Crackling in the background was the soft but ominous sound of rain falling and church bells ringing — the iconic opening of Black Sabbath’s 1970 track “Black Sabbath.” The song was “handcrafted, especially chosen” for “the segue into the new format,” according to Hsu — intended, Mistress Carrie told me, to “inject as much satanism in the airwaves as possible before we flipped the switch.”
“Wherever you are,” Mistress Carrie implored her listeners, her voice breaking, “roll your windows down!”

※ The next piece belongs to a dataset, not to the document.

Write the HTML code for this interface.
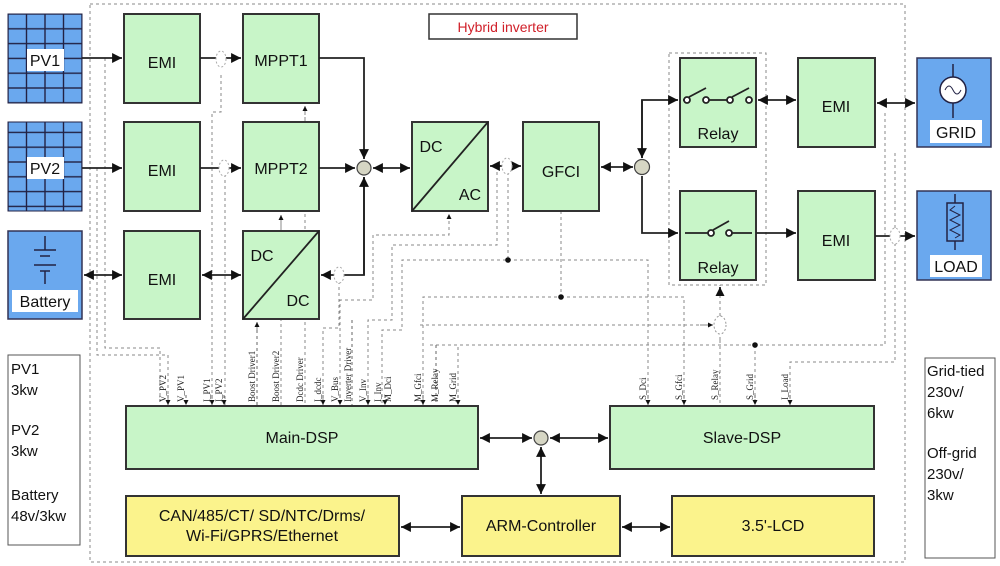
<!DOCTYPE html>
<html><head><meta charset="utf-8"><style>
html,body{margin:0;padding:0;background:#fff;}
svg{display:block;font-family:"Liberation Sans",sans-serif;}
.g{fill:#c8f5c8;stroke:#333;stroke-width:2}
.y{fill:#fbf38c;stroke:#333;stroke-width:2}
.b{fill:#6aa8ee;stroke:#335;stroke-width:1.5}
.ln{stroke:#222;stroke-width:1.8;fill:none}
.d{stroke:#888;stroke-width:1;fill:none;stroke-dasharray:3,3}
.t{font-size:16px;fill:#111;text-anchor:middle}
.v{font-family:"Liberation Serif",serif;font-size:9px;fill:#222}
</style></head><body>
<svg width="1000" height="566" viewBox="0 0 1000 566">
<defs>
<marker id="a" viewBox="0 0 10 10" refX="10" refY="5" markerWidth="5.5" markerHeight="5.5" orient="auto-start-reverse"><path d="M0,0L10,5L0,10z" fill="#111"/></marker>
<marker id="s" viewBox="0 0 10 10" refX="10" refY="5" markerWidth="5" markerHeight="5" orient="auto-start-reverse"><path d="M0,0L10,5L0,10z" fill="#111"/></marker>
<pattern id="grid" width="18.5" height="14.8" patternUnits="userSpaceOnUse" x="8" y="14"><rect width="18.5" height="14.8" fill="#6aa8ee" stroke="#224" stroke-width="1.4"/></pattern>
</defs>
<rect x="90" y="4" width="815" height="558" class="d"/>
<rect x="669" y="53" width="97" height="232" class="d"/>
<g class="d">
<path d="M105,58V348H160V405"/><path d="M97,168V355H168V405"/>
<path d="M221,75V112H212V405"/><path d="M225,168V405"/>
<path d="M305,106V405"/><path d="M281,216V405"/>
<path d="M339,275V328H323V405"/>
<path d="M449,215V235H373V300H340V405"/>
<path d="M497,166V245H392V320H368V405"/>
<path d="M508,166V260H402V330H382V405"/>
<path d="M561,211V297H423V405"/>
<path d="M508,260H648V405"/>
<path d="M561,297H684V405"/>
<path d="M420,325H712"/><path d="M436,345H458V405"/>
<path d="M720,340V285"/><path d="M720,340V405"/>
<path d="M755,345V405"/><path d="M430,345H885V110"/>
<path d="M790,405V362H895V240"/><path d="M895,240V150"/>
</g>
<circle cx="508" cy="260" r="2.8" fill="#111"/><circle cx="561" cy="297" r="2.8" fill="#111"/><circle cx="755" cy="345" r="2.8" fill="#111"/>
<ellipse cx="720" cy="325" rx="6" ry="9" fill="#fff" stroke="#999" stroke-dasharray="2,2"/>
<line x1="720" y1="290" x2="720" y2="287" class="ln" marker-end="url(#s)"/>
<line x1="700" y1="325" x2="713" y2="325" stroke="#888" marker-end="url(#s)"/>
<rect x="8" y="14" width="74" height="89" fill="url(#grid)" stroke="#224"/>
<rect x="27" y="49" width="37" height="22" fill="#fff"/><text x="45" y="66" class="t">PV1</text>
<rect x="8" y="122" width="74" height="89" fill="url(#grid)" stroke="#224"/>
<rect x="27" y="157" width="37" height="22" fill="#fff"/><text x="45" y="174" class="t">PV2</text>
<rect x="8" y="231" width="74" height="88" class="b"/>
<rect x="12" y="290" width="66" height="22" fill="#fff"/><text x="45" y="307" class="t">Battery</text>
<g stroke="#224" stroke-width="1.5"><line x1="45" y1="236" x2="45" y2="250"/><line x1="34" y1="250" x2="56" y2="250"/><line x1="40" y1="256" x2="50" y2="256"/><line x1="34" y1="265" x2="56" y2="265"/><line x1="40" y1="271" x2="50" y2="271"/><line x1="45" y1="271" x2="45" y2="284"/></g>
<rect x="124" y="14" width="76" height="89" class="g"/><text x="162" y="68" class="t">EMI</text>
<rect x="124" y="122" width="76" height="89" class="g"/><text x="162" y="176" class="t">EMI</text>
<rect x="124" y="231" width="76" height="88" class="g"/><text x="162" y="285" class="t">EMI</text>
<rect x="243" y="14" width="76" height="89" class="g"/><text x="281" y="66" class="t">MPPT1</text>
<rect x="243" y="122" width="76" height="89" class="g"/><text x="281" y="174" class="t">MPPT2</text>
<rect x="243" y="231" width="76" height="88" class="g"/><line x1="243" y1="319" x2="319" y2="231" class="ln"/>
<text x="262" y="261" class="t">DC</text><text x="298" y="306" class="t">DC</text>
<rect x="412" y="122" width="76" height="89" class="g"/><line x1="412" y1="211" x2="488" y2="122" class="ln"/>
<text x="431" y="152" class="t">DC</text><text x="470" y="200" class="t">AC</text>
<rect x="523" y="122" width="76" height="89" class="g"/><text x="561" y="177" class="t">GFCI</text>
<rect x="680" y="58" width="76" height="89" class="g"/><text x="718" y="139" class="t">Relay</text>
<rect x="680" y="191" width="76" height="89" class="g"/><text x="718" y="273" class="t">Relay</text>
<rect x="798" y="58" width="77" height="89" class="g"/><text x="836" y="112" class="t">EMI</text>
<rect x="798" y="191" width="77" height="89" class="g"/><text x="836" y="246" class="t">EMI</text>
<rect x="917" y="58" width="74" height="89" class="b"/><rect x="930" y="120" width="52" height="23" fill="#fff"/><text x="956" y="138" class="t">GRID</text>
<line x1="953" y1="64" x2="953" y2="118" stroke="#224" stroke-width="1.5"/><circle cx="953" cy="90" r="13" fill="#fff" stroke="#224" stroke-width="1.5"/><path d="M945,90q4,-8 8,0t8,0" stroke="#224" fill="none"/>
<rect x="917" y="191" width="74" height="89" class="b"/><rect x="930" y="255" width="52" height="22" fill="#fff"/><text x="956" y="272" class="t">LOAD</text>
<line x1="955" y1="194" x2="955" y2="250" stroke="#224" stroke-width="1.5"/><rect x="947" y="203" width="16" height="38" fill="#6aa8ee" stroke="#224" stroke-width="1.5"/><path d="M955,206l-5,4l10,5l-10,5l10,5l-10,5l10,5l-5,3" stroke="#224" fill="none"/>
<g class="ln"><path d="M683,100H687"/><circle cx="687" cy="100" r="3" fill="#fff"/><path d="M689,97L706,88"/><circle cx="706" cy="100" r="3" fill="#fff"/><path d="M709,100H728"/><circle cx="730" cy="100" r="3" fill="#fff"/><path d="M732,97L749,88"/><circle cx="749" cy="100" r="3" fill="#fff"/>
<path d="M685,233H709"/><circle cx="711" cy="233" r="3" fill="#fff"/><path d="M713,230L729,221"/><circle cx="729" cy="233" r="3" fill="#fff"/><path d="M732,233H752"/></g>
<rect x="429" y="14" width="148" height="25" fill="#fff" stroke="#333" stroke-width="1.5"/><text x="503" y="32" font-size="14" fill="#d0202a" text-anchor="middle">Hybrid inverter</text>
<g class="ln">
<path d="M82,58H122" marker-end="url(#a)"/><path d="M82,168H122" marker-end="url(#a)"/><path d="M84,275H122" marker-start="url(#a)" marker-end="url(#a)"/>
<path d="M200,58H241" marker-end="url(#a)"/><path d="M200,168H241" marker-end="url(#a)"/><path d="M202,275H241" marker-start="url(#a)" marker-end="url(#a)"/>
<path d="M319,58H364V159" marker-end="url(#a)"/><path d="M319,168H355" marker-end="url(#a)"/>
<path d="M364,177V275H321" marker-end="url(#a)"/><path d="M364,275V177" marker-end="url(#a)"/>
<path d="M373,168H410" marker-start="url(#a)" marker-end="url(#a)"/>
<path d="M490,166H521" marker-start="url(#a)" marker-end="url(#a)"/>
<path d="M601,167H633" marker-start="url(#a)" marker-end="url(#a)"/>
<path d="M642,158V100H678" marker-end="url(#a)"/><path d="M642,100V158" marker-end="url(#a)"/>
<path d="M642,176V233H678" marker-end="url(#a)"/>
<path d="M758,100H796" marker-start="url(#a)" marker-end="url(#a)"/>
<path d="M756,233H796" marker-end="url(#a)"/>
<path d="M877,103H915" marker-start="url(#a)" marker-end="url(#a)"/>
<path d="M875,236H915" marker-end="url(#a)"/>
</g>
<circle cx="364" cy="168" r="7" fill="#d6d6c4" stroke="#444" stroke-width="1.2"/>
<circle cx="642" cy="167" r="7.5" fill="#d6d6c4" stroke="#444" stroke-width="1.2"/>
<g fill="#fff" stroke="#aaa" stroke-dasharray="2,2"><ellipse cx="221" cy="59" rx="5" ry="8"/><ellipse cx="224" cy="168" rx="5" ry="8"/><ellipse cx="339" cy="275" rx="5" ry="8"/><ellipse cx="507" cy="166" rx="5" ry="8"/><ellipse cx="895" cy="236" rx="5" ry="8"/></g>
<g stroke="#888" fill="none" stroke-dasharray="3,3"><path d="M305,120V106" marker-end="url(#s)"/><path d="M281,228V215" marker-end="url(#s)"/><path d="M257,330V322" marker-end="url(#s)"/><path d="M449,230V214" marker-end="url(#s)"/></g>
<g stroke="#666" stroke-dasharray="3,3">
<path d="M168,395V405" marker-end="url(#s)"/><path d="M186,395V405" marker-end="url(#s)"/><path d="M212,395V405" marker-end="url(#s)"/><path d="M224,395V405" marker-end="url(#s)"/>
<path d="M323,395V405" marker-end="url(#s)"/><path d="M340,395V405" marker-end="url(#s)"/><path d="M368,395V405" marker-end="url(#s)"/><path d="M385,395V405" marker-end="url(#s)"/><path d="M423,395V405" marker-end="url(#s)"/><path d="M458,395V405" marker-end="url(#s)"/>
<path d="M648,395V405" marker-end="url(#s)"/><path d="M684,395V405" marker-end="url(#s)"/><path d="M755,395V405" marker-end="url(#s)"/><path d="M790,395V405" marker-end="url(#s)"/>
<path d="M257,330V405"/><path d="M352,320V405"/><path d="M436,345V405"/>
</g>
<g class="v">
<text transform="translate(166,402) rotate(-90)">V_PV2</text><text transform="translate(184,402) rotate(-90)">V_PV1</text>
<text transform="translate(210,402) rotate(-90)">I_PV1</text><text transform="translate(222,402) rotate(-90)">I_PV2</text>
<text transform="translate(255,402) rotate(-90)">Boost Driver1</text><text transform="translate(279,402) rotate(-90)">Boost Driver2</text>
<text transform="translate(303,402) rotate(-90)">Dcdc Driver</text><text transform="translate(321,402) rotate(-90)">I_dcdc</text>
<text transform="translate(338,402) rotate(-90)">V_Bus</text><text transform="translate(351,402) rotate(-90)">Inverter Driver</text>
<text transform="translate(366,402) rotate(-90)">V_Inv</text><text transform="translate(381,402) rotate(-90)">I_Inv</text>
<text transform="translate(391,402) rotate(-90)">M_Dci</text><text transform="translate(421,402) rotate(-90)">M_Gfci</text>
<text transform="translate(438,402) rotate(-90)">M_Relay</text><text transform="translate(456,402) rotate(-90)">M_Grid</text>
<text transform="translate(646,400) rotate(-90)">S_Dci</text><text transform="translate(682,400) rotate(-90)">S_Gfci</text>
<text transform="translate(718,400) rotate(-90)">S_Relay</text><text transform="translate(753,400) rotate(-90)">S_Grid</text>
<text transform="translate(788,400) rotate(-90)">I_Load</text>
</g>
<rect x="126" y="406" width="352" height="63" class="g"/><text x="302" y="443" class="t">Main-DSP</text>
<rect x="610" y="406" width="264" height="63" class="g"/><text x="742" y="443" class="t">Slave-DSP</text>
<circle cx="541" cy="438" r="7" fill="#d6d6c4" stroke="#444" stroke-width="1.2"/>
<g class="ln" stroke-width="1.5"><path d="M480,438H532" marker-start="url(#a)" marker-end="url(#a)"/><path d="M550,438H608" marker-start="url(#a)" marker-end="url(#a)"/><path d="M541,447V494" marker-start="url(#a)" marker-end="url(#a)"/>
<path d="M401,527H460" marker-start="url(#a)" marker-end="url(#a)"/><path d="M622,527H670" marker-start="url(#a)" marker-end="url(#a)"/></g>
<rect x="126" y="496" width="273" height="60" class="y"/><text x="262" y="521" class="t">CAN/485/CT/ SD/NTC/Drms/</text><text x="262" y="541" class="t">Wi-Fi/GPRS/Ethernet</text>
<rect x="462" y="496" width="158" height="60" class="y"/><text x="541" y="531" class="t">ARM-Controller</text>
<rect x="672" y="496" width="202" height="60" class="y"/><text x="773" y="531" class="t">3.5'-LCD</text>
<rect x="8" y="355" width="72" height="190" fill="#fff" stroke="#555"/>
<g font-size="15" fill="#111"><text x="11" y="374">PV1</text><text x="11" y="395">3kw</text><text x="11" y="435">PV2</text><text x="11" y="456">3kw</text><text x="11" y="500">Battery</text><text x="11" y="521">48v/3kw</text></g>
<rect x="925" y="358" width="70" height="200" fill="#fff" stroke="#555"/>
<g font-size="15" fill="#111"><text x="927" y="376">Grid-tied</text><text x="927" y="397">230v/</text><text x="927" y="418">6kw</text><text x="927" y="458">Off-grid</text><text x="927" y="479">230v/</text><text x="927" y="500">3kw</text></g>
</svg>
</body></html>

“Crank it up!” yelled Hsu.
“One last time, baby!” Mistress Carrie spat out, before screaming a chant that had rung through Boston’s rock scene for half a century.
“’AAF! ’AAF!” she yelled, with Hsu joining in. About 150 current and former employees, crammed into the adjacent office space, opened the door to join in. Their chanting voices filled the airwaves. “’AAF! ’AAF!” With their final song growing louder, the DJs faded out the mics and closed the studio door. “And [we] sat there with our headphones on,” Mistress Carrie says, “and cried.”
Perfectly timed by Hsu and Mistress Carrie, the song ended at midnight, when an engineer came in and flipped a switch, ending WAAF’s transmission once and for all. In the studio, all was silent save for the tears of Mistress Carrie and Hsu.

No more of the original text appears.